§ **WORK TO BE COMPLETED**
Find the lines containing the word "this" and copy every one of them.

══ DATA EXCERPTS ══

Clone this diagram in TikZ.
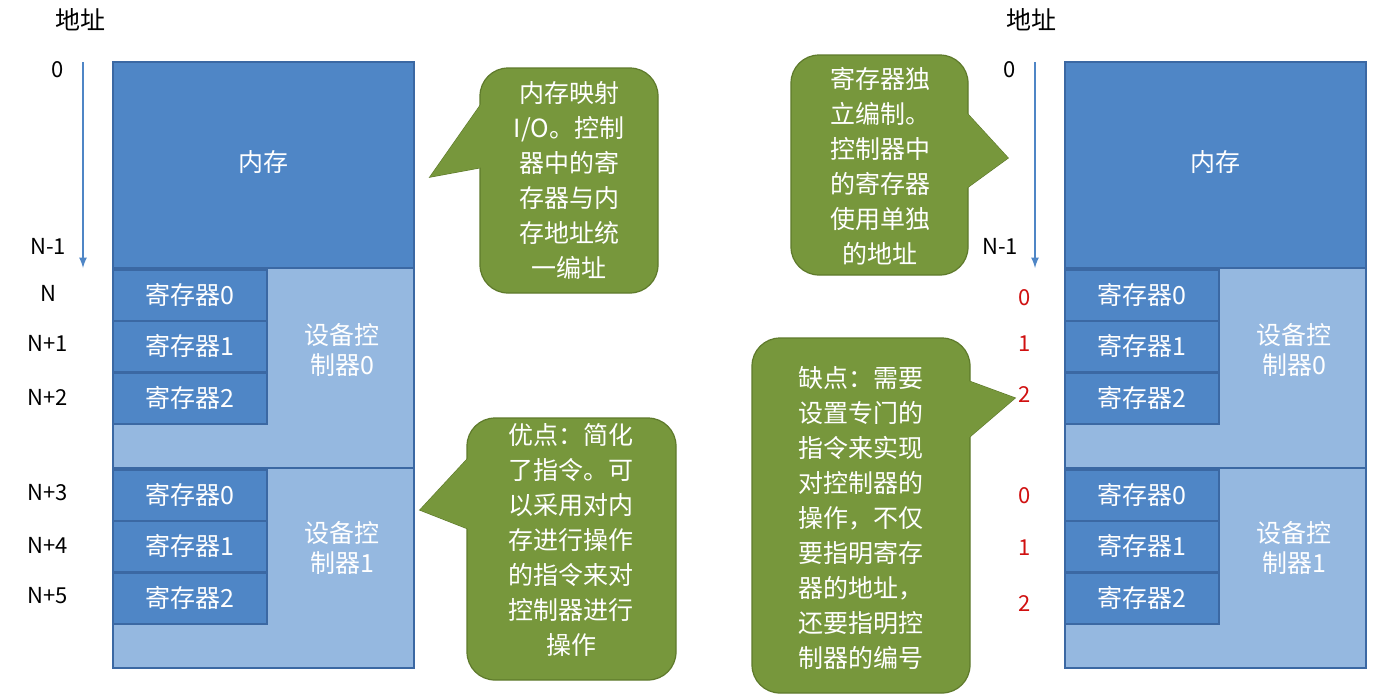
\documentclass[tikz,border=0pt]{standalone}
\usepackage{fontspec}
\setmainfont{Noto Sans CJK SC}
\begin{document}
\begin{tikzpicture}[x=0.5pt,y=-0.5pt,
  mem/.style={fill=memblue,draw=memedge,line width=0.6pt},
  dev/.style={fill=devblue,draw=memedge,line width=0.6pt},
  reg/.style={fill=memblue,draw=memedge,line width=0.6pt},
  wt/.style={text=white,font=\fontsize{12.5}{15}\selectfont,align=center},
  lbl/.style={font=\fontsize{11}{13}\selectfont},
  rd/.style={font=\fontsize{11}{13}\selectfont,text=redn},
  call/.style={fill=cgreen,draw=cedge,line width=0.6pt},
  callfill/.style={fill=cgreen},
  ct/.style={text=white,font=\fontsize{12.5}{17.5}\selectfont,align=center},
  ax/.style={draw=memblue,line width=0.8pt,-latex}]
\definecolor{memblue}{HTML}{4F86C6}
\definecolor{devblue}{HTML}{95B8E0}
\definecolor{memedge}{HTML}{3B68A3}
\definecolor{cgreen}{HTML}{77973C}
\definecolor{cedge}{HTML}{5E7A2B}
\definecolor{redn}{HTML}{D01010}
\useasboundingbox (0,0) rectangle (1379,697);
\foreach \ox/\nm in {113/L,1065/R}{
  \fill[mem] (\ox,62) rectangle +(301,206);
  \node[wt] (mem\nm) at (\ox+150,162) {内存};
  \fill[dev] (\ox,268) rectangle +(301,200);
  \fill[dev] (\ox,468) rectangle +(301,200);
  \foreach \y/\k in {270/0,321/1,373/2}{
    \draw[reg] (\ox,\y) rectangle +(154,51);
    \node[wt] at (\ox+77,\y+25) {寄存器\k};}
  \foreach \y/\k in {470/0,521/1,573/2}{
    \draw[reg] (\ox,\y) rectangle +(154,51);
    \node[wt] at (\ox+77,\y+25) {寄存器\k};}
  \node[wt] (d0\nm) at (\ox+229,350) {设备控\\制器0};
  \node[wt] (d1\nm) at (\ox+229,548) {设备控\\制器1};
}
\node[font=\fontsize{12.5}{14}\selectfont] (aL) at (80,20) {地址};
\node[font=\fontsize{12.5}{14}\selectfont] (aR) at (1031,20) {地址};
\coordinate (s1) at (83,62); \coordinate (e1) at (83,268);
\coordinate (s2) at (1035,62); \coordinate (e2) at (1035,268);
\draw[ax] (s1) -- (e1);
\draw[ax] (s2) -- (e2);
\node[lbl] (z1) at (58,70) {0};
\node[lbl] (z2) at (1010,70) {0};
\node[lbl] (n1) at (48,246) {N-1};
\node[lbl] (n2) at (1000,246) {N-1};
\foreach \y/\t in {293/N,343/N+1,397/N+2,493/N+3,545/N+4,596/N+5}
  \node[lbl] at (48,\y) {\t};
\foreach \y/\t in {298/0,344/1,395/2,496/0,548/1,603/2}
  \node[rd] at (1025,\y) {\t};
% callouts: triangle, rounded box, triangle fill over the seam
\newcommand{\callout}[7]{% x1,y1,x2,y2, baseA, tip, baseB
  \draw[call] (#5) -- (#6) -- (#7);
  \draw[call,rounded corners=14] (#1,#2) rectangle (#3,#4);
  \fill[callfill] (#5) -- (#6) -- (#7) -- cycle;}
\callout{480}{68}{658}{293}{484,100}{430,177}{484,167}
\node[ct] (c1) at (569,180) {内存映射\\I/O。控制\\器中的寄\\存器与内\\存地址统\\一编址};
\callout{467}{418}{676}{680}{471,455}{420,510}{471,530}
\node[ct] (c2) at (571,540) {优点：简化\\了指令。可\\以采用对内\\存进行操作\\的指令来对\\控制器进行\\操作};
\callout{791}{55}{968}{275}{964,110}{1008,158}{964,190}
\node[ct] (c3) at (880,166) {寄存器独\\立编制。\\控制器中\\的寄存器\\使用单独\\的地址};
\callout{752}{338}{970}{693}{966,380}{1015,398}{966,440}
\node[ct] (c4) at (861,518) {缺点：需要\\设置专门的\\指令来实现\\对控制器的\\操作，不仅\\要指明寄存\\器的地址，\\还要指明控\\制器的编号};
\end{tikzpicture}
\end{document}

═══
══ DATA EXCERPTS ══

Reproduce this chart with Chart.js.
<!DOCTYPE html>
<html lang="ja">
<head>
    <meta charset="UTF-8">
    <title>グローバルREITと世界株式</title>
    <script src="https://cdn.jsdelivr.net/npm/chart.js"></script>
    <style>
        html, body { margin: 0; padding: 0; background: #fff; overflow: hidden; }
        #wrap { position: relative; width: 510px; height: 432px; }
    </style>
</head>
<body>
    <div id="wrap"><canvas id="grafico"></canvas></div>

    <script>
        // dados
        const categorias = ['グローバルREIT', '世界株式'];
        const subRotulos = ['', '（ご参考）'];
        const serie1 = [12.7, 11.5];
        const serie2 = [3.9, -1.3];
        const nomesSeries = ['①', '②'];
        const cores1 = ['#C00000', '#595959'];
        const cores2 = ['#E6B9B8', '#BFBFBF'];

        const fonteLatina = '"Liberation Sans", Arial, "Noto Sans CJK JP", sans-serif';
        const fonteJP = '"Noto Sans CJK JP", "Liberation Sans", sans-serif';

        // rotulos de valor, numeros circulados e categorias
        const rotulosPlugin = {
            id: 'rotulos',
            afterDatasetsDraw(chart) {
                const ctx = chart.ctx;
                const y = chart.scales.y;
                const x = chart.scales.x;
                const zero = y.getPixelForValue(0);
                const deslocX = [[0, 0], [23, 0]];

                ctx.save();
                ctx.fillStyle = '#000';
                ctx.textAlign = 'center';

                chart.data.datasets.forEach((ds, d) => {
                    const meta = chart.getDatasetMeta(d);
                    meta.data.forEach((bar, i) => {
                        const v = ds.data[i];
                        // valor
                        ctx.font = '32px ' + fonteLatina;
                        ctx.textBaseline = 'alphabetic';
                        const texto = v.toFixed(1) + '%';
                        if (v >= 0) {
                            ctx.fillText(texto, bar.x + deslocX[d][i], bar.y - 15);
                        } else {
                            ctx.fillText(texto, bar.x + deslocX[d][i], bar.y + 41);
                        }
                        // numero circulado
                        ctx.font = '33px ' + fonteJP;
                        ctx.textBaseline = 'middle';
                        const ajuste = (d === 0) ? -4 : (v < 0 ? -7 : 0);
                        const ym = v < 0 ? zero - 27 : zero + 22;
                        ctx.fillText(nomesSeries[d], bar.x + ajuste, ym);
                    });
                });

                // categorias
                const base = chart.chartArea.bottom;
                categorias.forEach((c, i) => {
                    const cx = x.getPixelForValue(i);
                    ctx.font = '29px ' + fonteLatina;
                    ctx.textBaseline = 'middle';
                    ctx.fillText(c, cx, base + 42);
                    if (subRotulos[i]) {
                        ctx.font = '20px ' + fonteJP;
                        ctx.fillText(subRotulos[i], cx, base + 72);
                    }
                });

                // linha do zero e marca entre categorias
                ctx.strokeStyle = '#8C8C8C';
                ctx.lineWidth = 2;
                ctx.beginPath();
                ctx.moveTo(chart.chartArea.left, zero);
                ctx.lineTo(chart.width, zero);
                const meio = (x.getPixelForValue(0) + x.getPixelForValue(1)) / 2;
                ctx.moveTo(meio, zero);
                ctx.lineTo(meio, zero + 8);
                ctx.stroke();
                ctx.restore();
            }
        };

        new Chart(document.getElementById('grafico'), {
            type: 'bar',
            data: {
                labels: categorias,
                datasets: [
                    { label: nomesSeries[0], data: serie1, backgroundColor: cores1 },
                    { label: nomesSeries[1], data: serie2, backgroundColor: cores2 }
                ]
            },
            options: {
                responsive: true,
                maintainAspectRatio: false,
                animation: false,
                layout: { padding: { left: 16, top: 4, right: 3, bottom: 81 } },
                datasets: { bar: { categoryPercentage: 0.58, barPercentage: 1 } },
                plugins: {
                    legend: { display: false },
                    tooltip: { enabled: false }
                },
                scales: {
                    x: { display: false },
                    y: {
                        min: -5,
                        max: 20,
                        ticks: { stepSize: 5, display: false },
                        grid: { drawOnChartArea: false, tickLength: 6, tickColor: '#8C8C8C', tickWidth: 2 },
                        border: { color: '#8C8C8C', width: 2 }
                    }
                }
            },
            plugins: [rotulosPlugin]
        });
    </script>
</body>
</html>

═══

§ **TASK RESULT**
Clone this diagram in TikZ.
Reproduce this chart with Chart.js.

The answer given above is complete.